TITLE: Understanding intermediate layers using linear classifier probes
AUTHOR: Guillaume Alain, Yoshua Bengio
ASSOCIATION: Université de Montréal
FROM: arXiv:1610.01644
CONTRIBUTIONS
The concept of the linear classifier probe (probe) is introduced to understand the roles of the intermediate layers of a neural network, to measure how much information is gained at every layer (answer : technically, none). This powerful concept can be very useful to understand the dynamics involved in a deep neural network during training and after.
Linear Classifier Probes
Probes
The probes are implemented in a very simple manner, that using a fully-connected layer and a softmax as a linear classifier. The classifier’s error takes NO part in the back-propagation process and is only used to measure the features’ ability of solving classification problems, which are extracted from different layers of different depth in the network.
Probes on untrained model
Given an untrained network, the probes are set to see whether each layer would give useful features for a classification task. The data is generated from a Gaussian distribution, a very easy task.

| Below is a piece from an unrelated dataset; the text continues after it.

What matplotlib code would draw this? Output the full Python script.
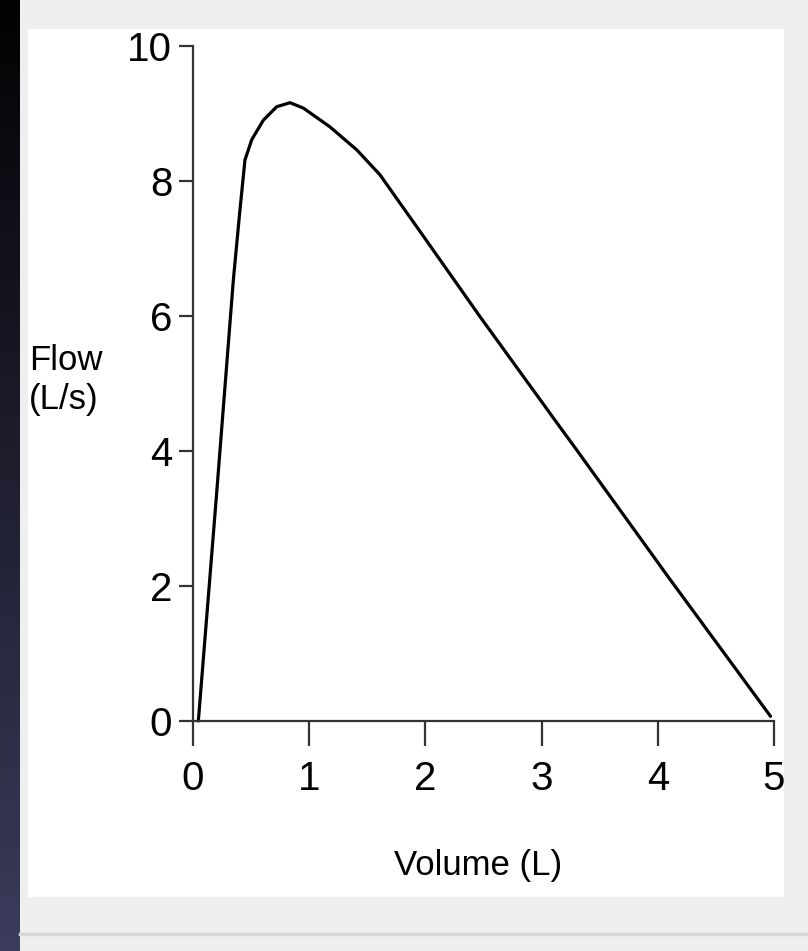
import numpy as np
import matplotlib.pyplot as plt
from matplotlib.patches import Rectangle
from matplotlib.lines import Line2D
from matplotlib.colors import LinearSegmentedColormap

# Flow-volume curve
vol = [0.046, 0.20, 0.347, 0.40, 0.447, 0.505, 0.605, 0.72, 0.835, 0.95,
       1.18, 1.41, 1.61, 1.70, 2.00, 2.47, 3.16, 3.30, 4.10, 4.97]
flow = [0.0, 3.3, 6.53, 7.5, 8.31, 8.61, 8.90, 9.10, 9.16, 9.08,
        8.80, 8.46, 8.09, 7.87, 7.14, 5.99, 4.35, 4.02, 2.11, 0.07]

xticks = [0, 1, 2, 3, 4, 5]
yticks = [0, 2, 4, 6, 8, 10]

W, H = 808, 951
plt.rcParams['font.family'] = ['Liberation Sans', 'DejaVu Sans']

fig = plt.figure(figsize=(W / 100, H / 100), dpi=100)
fig.patch.set_facecolor('#efefef')

# dark strip on the left, gradient black -> navy
strip = fig.add_axes([0, 0, 20 / W, 1])
grad = np.linspace(0, 1, 256).reshape(-1, 1)
cmap = LinearSegmentedColormap.from_list('strip', ['#020203', '#3b3b5c'])
strip.imshow(grad, aspect='auto', cmap=cmap, extent=[0, 1, 0, 1], origin='upper')
strip.axis('off')

# white panel and separator line
fig.patches.append(Rectangle((28 / W, (H - 897) / H), 756 / W, 868 / H,
                             transform=fig.transFigure, facecolor='white',
                             edgecolor='none', zorder=0))
fig.lines.append(Line2D([20 / W, 1], [(H - 934) / H] * 2, transform=fig.transFigure,
                        color='#d6d6d6', lw=2.5))

ax = fig.add_axes([193 / W, (H - 721) / H, 581 / W, 675 / H])
ax.set_zorder(5)
ax.set_facecolor('none')
ax.plot(vol, flow, color='black', lw=2.3, clip_on=False,
        solid_capstyle='round', solid_joinstyle='round')
ax.set_xlim(0, 5)
ax.set_ylim(0, 10)
ax.set_xticks(xticks)
ax.set_yticks(yticks)
ax.tick_params(direction='out', width=1.6, color='#333333', labelsize=29)
ax.tick_params(axis='x', length=18, pad=10)
ax.tick_params(axis='y', length=10, pad=5)
for s in ['top', 'right']:
    ax.spines[s].set_visible(False)
for s in ['left', 'bottom']:
    ax.spines[s].set_color('#333333')
    ax.spines[s].set_linewidth(1.6)

fig.text(478 / W, 1 - 866 / H, 'Volume (L)', fontsize=25, ha='center', va='center',
         zorder=6)
fig.text(29 / W, 1 - 380 / H, 'Flow\n(L/s)', fontsize=25, ha='left', va='center',
         linespacing=1.25, zorder=6)

fig.savefig('out.png', dpi=100, facecolor=fig.get_facecolor())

The probe to layer 0 corresponding to the raw data are able to classify perfectly. And the performance degrades when applying random transformations brought by the intermediate layers. The phenomenon indicates that at the beginning on training, the usefulness of layers decays as we go deeper, reaching the point where the deeper layers are utterly useless. The authors give a very strong claim: garbage forwardprop, garbage backprop
Auxiliary loss branches and skip connections
From the experiment in the paper, it seems that Auxiliary loss branches help make the untrainable model trainable.
From another experiment, if we added a bridge (a skip connection) between layer 0 and layer 64, the model completely ignores layers 1-63. The following figure illustrates the phenomenon.
Some Ideas
- the probes can be used to visualize the role of each layers.
- ResNet is really necessary? Why it works if the skip will ignore the layers it covers.
- Training stage by stage could be very useful when a very deep network is use.